Have we took the course that brought us to the ends of ourselves and humility before God?
Ask God to seek through our heart for hidden pride that is caused by fear (bisa jadi 1 post lagi ini).
Instead of fixing your eyes on FINDING someone, busy ourselves with obeying every step God has laid in front of you because all of His YUCKY SUCKY process are good for our heart and our character.
We are humbled and become more dependent to God in the process.
And when we believe God is enough, submission is no longer a cuss word HAHA.
Submission becomes a virtue that separates us, Daughters of the King, from the world.
So yea, Ladies.
Believe me, the love our Father has for you, cannot be compared with ALL THE KIND OF LOVE of this world combined and multiplied by the number of the stars. HA!
Yes. that's how much He loves you.

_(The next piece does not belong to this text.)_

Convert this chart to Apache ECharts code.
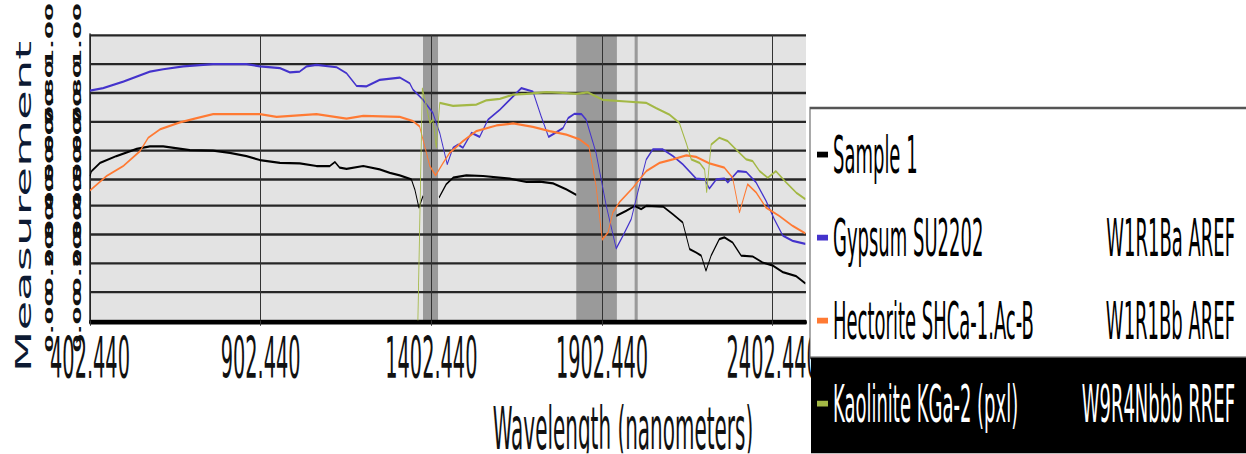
<!DOCTYPE html>
<html>
<head>
<meta charset="utf-8">
<script src="https://cdn.jsdelivr.net/npm/echarts@6/dist/echarts.min.js"></script>
<style>
html,body{margin:0;padding:0;background:#fff;}
#wrap{width:1246px;height:454px;overflow:hidden;position:relative;background:#fff;}
#chart{width:1246px;height:173.28px;transform:scaleY(2.62);transform-origin:0 0;}
</style>
</head>
<body>
<div id="wrap"><div id="chart"></div></div>
<script>
// ---- data (wavelength nm, measurement) ----
const seriesNames = ['Sample 1', 'Gypsum SU2202', 'Hectorite SHCa-1.Ac-B', 'Kaolinite KGa-2 (pxl)'];
const seriesCodes = ['', 'W1R1Ba AREF', 'W1R1Bb AREF', 'W9R4Nbbb RREF'];
const seriesColors = ['#000000', '#4433cc', '#ff7a33', '#a3b845'];

const sampleWl = [402.44, 407, 432, 480, 539, 578, 617, 695, 763, 812, 861, 900, 959, 1017, 1066, 1105, 1120, 1134, 1154, 1203, 1251, 1281, 1310, 1344, 1354, 1366, 1378, 1400, 1425, 1446, 1466, 1505, 1554, 1632, 1681, 1720, 1759, 1798, 1827, 1885, 1944, 1973, 1998, 2017, 2032, 2081, 2110, 2139, 2159, 2178, 2193, 2207, 2222, 2246, 2261, 2285, 2310, 2344, 2373, 2403, 2432, 2471, 2498];
const sampleVal = [0.505, 0.523, 0.552, 0.576, 0.601, 0.610, 0.610, 0.597, 0.595, 0.587, 0.576, 0.562, 0.552, 0.550, 0.541, 0.541, 0.555, 0.535, 0.531, 0.541, 0.529, 0.517, 0.508, 0.494, 0.459, 0.395, 0.436, null, 0.430, 0.477, 0.500, 0.508, 0.506, 0.497, 0.485, 0.486, 0.480, 0.459, 0.440, null, 0.366, 0.384, 0.401, 0.390, 0.401, 0.399, 0.372, 0.343, 0.250, 0.238, 0.227, 0.174, 0.227, 0.285, 0.291, 0.273, 0.227, 0.224, 0.203, 0.192, 0.169, 0.155, 0.130];

const gypsumWl = [402.44, 441, 500, 578, 617, 676, 763, 861, 900, 959, 988, 1017, 1037, 1066, 1125, 1154, 1183, 1212, 1251, 1310, 1339, 1349, 1378, 1407, 1427, 1449, 1466, 1481, 1495, 1520, 1544, 1568, 1603, 1642, 1666, 1700, 1724, 1746, 1768, 1788, 1803, 1822, 1842, 1856, 1885, 1915, 1944, 1964, 1988, 2007, 2032, 2051, 2081, 2110, 2139, 2178, 2203, 2217, 2237, 2261, 2271, 2300, 2325, 2354, 2383, 2407, 2432, 2461, 2498];
const gypsumVal = [0.805, 0.814, 0.837, 0.872, 0.880, 0.890, 0.898, 0.898, 0.890, 0.884, 0.869, 0.872, 0.890, 0.895, 0.887, 0.866, 0.822, 0.820, 0.843, 0.851, 0.831, 0.808, 0.773, 0.727, 0.657, 0.547, 0.605, 0.616, 0.605, 0.657, 0.643, 0.703, 0.738, 0.785, 0.814, 0.802, 0.715, 0.643, 0.659, 0.674, 0.709, 0.724, 0.723, 0.703, 0.587, 0.401, 0.252, 0.297, 0.355, 0.448, 0.564, 0.599, 0.599, 0.576, 0.547, 0.497, 0.494, 0.462, 0.494, 0.497, 0.483, 0.523, 0.520, 0.483, 0.419, 0.355, 0.297, 0.279, 0.268];

const hectoriteWl = [402.44, 451, 500, 549, 573, 607, 666, 715, 763, 900, 949, 1066, 1154, 1203, 1310, 1349, 1368, 1388, 1398, 1415, 1437, 1456, 1495, 1534, 1593, 1642, 1700, 1749, 1798, 1837, 1864, 1885, 1903, 1920, 1934, 1954, 1993, 2012, 2032, 2071, 2110, 2149, 2178, 2217, 2261, 2285, 2305, 2329, 2354, 2383, 2422, 2461, 2498];
const hectoriteVal = [0.455, 0.506, 0.541, 0.593, 0.640, 0.669, 0.694, 0.709, 0.723, 0.723, 0.713, 0.723, 0.707, 0.717, 0.713, 0.698, 0.680, 0.587, 0.541, 0.508, 0.552, 0.587, 0.628, 0.663, 0.683, 0.690, 0.678, 0.663, 0.651, 0.634, 0.610, 0.471, 0.283, 0.308, 0.378, 0.415, 0.465, 0.494, 0.523, 0.552, 0.564, 0.578, 0.573, 0.550, 0.535, 0.500, 0.378, 0.477, 0.448, 0.395, 0.366, 0.331, 0.305];

const kaoliniteWl = [1363, 1376, 1388, 1398, 1407, 1417, 1427, 1466, 1534, 1563, 1603, 1642, 1681, 1739, 1788, 1827, 1861, 1905, 1973, 2032, 2061, 2100, 2129, 2149, 2164, 2188, 2203, 2209, 2222, 2246, 2271, 2295, 2325, 2344, 2364, 2388, 2412, 2442, 2471, 2498];
const kaoliniteVal = [0.0, 0.814, 0.750, 0.692, 0.703, 0.605, 0.762, 0.752, 0.756, 0.771, 0.776, 0.791, 0.794, 0.800, 0.797, 0.794, 0.799, 0.773, 0.767, 0.762, 0.744, 0.721, 0.692, 0.622, 0.564, 0.552, 0.529, 0.448, 0.616, 0.640, 0.628, 0.599, 0.564, 0.558, 0.523, 0.500, 0.523, 0.483, 0.448, 0.425];

// water absorption bands (nm)
const bandStart = [1378, 1827, 1998];
const bandEnd = [1422, 1946, 2007];

const xMin = 402.44, xMax = 2500, xStep = 500;
const yMin = 0, yMax = 1, yStep = 0.1;

// ---- build ----
const FONT = "'Liberation Sans Narrow', 'DejaVu Sans Condensed', 'Liberation Sans', sans-serif";
const wlSets = [sampleWl, gypsumWl, hectoriteWl, kaoliniteWl];
const valSets = [sampleVal, gypsumVal, hectoriteVal, kaoliniteVal];
const pairs = (w, v) => w.map((x, i) => [x, v[i] === null ? '-' : v[i]]);

const lineSeries = seriesNames.map((n, i) => ({
  name: n,
  type: 'line',
  data: pairs(wlSets[i], valSets[i]),
  showSymbol: false,
  connectNulls: false,
  color: seriesColors[i],
  lineStyle: { color: seriesColors[i], width: 0.85 },
  z: 3,
  silent: true
}));

const bandSeries = {
  name: 'bands',
  type: 'line',
  data: [],
  silent: true,
  markArea: {
    silent: true,
    z: 1,
    itemStyle: { color: '#9a9a9a', opacity: 1 },
    data: bandStart.map((s, i) => [{ xAxis: s }, { xAxis: bandEnd[i] }])
  }
};

const yAxisBase = {
  type: 'value', min: yMin, max: yMax, interval: yStep, position: 'left', z: 2,
  axisLabel: {
    rotate: 90, margin: 7, fontSize: 11, fontFamily: FONT, color: '#111', fontWeight: 'bold',
    showMinLabel: true, showMaxLabel: true, hideOverlap: false,
    formatter: v => v.toFixed(2)
  },
  axisTick: { show: false }
};

const option = {
  animation: false,
  backgroundColor: '#fff',
  grid: {
    show: true, backgroundColor: '#e3e3e3', borderWidth: 0,
    left: 90, top: 13.36, width: 716, height: 108.94, z: 0,
    containLabel: false, outerBoundsMode: 'none'
  },
  xAxis: {
    type: 'value', min: xMin, max: xMax, interval: xStep, z: 2,
    name: 'Wavelength (nanometers)',
    nameLocation: 'middle', nameGap: 30,
    nameTextStyle: { fontSize: 22.2, fontFamily: FONT, color: '#111', padding: [0, 0, 0, 350] },
    axisLine: { show: true, onZero: false, lineStyle: { color: '#000', width: 1.8 } },
    axisTick: { show: true, length: 2, lineStyle: { color: '#333', width: 1 } },
    axisLabel: {
      margin: 3.4, fontSize: 21.5, fontFamily: FONT, color: '#111',
      showMaxLabel: false, formatter: v => v.toFixed(3)
    },
    splitLine: { show: true, showMaxLine: false, lineStyle: { color: '#333', width: 1 } }
  },
  yAxis: [
    Object.assign({}, yAxisBase, {
      name: 'Measurement', nameLocation: 'middle', nameGap: 55.5,
      nameTextStyle: { fontSize: 20.5, fontFamily: FONT, color: '#0d1a33', padding: [0, 22, 0, 0] },
      axisLine: { show: true, lineStyle: { color: '#222', width: 1.5 } },
      splitLine: { show: true, lineStyle: { color: '#262626', width: 0.9 } }
    }),
    Object.assign({}, yAxisBase, {
      offset: 28.5,
      axisLine: { show: false },
      splitLine: { show: false }
    })
  ],
  legend: {
    orient: 'vertical', left: 817, top: 49, padding: 0, itemGap: 11.7,
    icon: 'rect', itemWidth: 11, itemHeight: 2.2, selectedMode: false, z: 4,
    data: seriesNames.map((n, i) => i === 3 ? { name: n, textStyle: { color: '#fff' } } : { name: n }),
    formatter: name => {
      const i = seriesNames.indexOf(name);
      return seriesCodes[i] ? '{a|' + name + '}{b|' + seriesCodes[i] + '}' : '{a|' + name + '}';
    },
    textStyle: {
      fontSize: 20, fontFamily: FONT, color: '#000',
      rich: {
        a: { fontSize: 20, fontFamily: FONT, width: 238, lineHeight: 20, align: 'left' },
        b: { fontSize: 20, fontFamily: FONT, width: 164, lineHeight: 20, align: 'right' }
      }
    }
  },
  graphic: {
    elements: [
      { type: 'rect', z: 3, silent: true, shape: { x: 810, y: 41.2, width: 460, height: 95.4 },
        style: { fill: '#fff', stroke: '#555', lineWidth: 1 } },
      { type: 'rect', z: 3, silent: true, shape: { x: 811, y: 136.6, width: 460, height: 40 },
        style: { fill: '#000' } }
    ]
  },
  series: [bandSeries].concat(lineSeries)
};

const chart = echarts.init(document.getElementById('chart'), null, { renderer: 'svg' });
chart.setOption(option);
</script>
</body>
</html>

He makes it possible for you to submit without getting your heart killed in the process.
In fact, you'll bloom as you do.

Lastly, I believe that God knows our heart best and He knows what is good for our heart in the long run.
For me (HAHAHA NULISNYA SAMBIL PEDES), He knows that I'm bound to be prideful and the only way I would submit myself to ANYONE is by being submitted fully to God.
After so much pengamplasan and 'heart surgeries', i'd never thought that I'd say this.. But it will be my privilege to submit and to follow. It will be my greatest joy to cheer for my husband's every step of the way, to cover his weaknesses, and to protect him in prayer all the days of his life. Nyaw :)

BUT UNTIL THEN!

Cheers mate!

I gotta run God's marathon as far as I can because singleness, my friend, is a gift you can't get back once you say, "I do."
(Tapi aku mau kok Tuhan. Just like You say #idobelieve.)

HAHAHAHHAHAHAH.
I love this journey, Lord. I love You!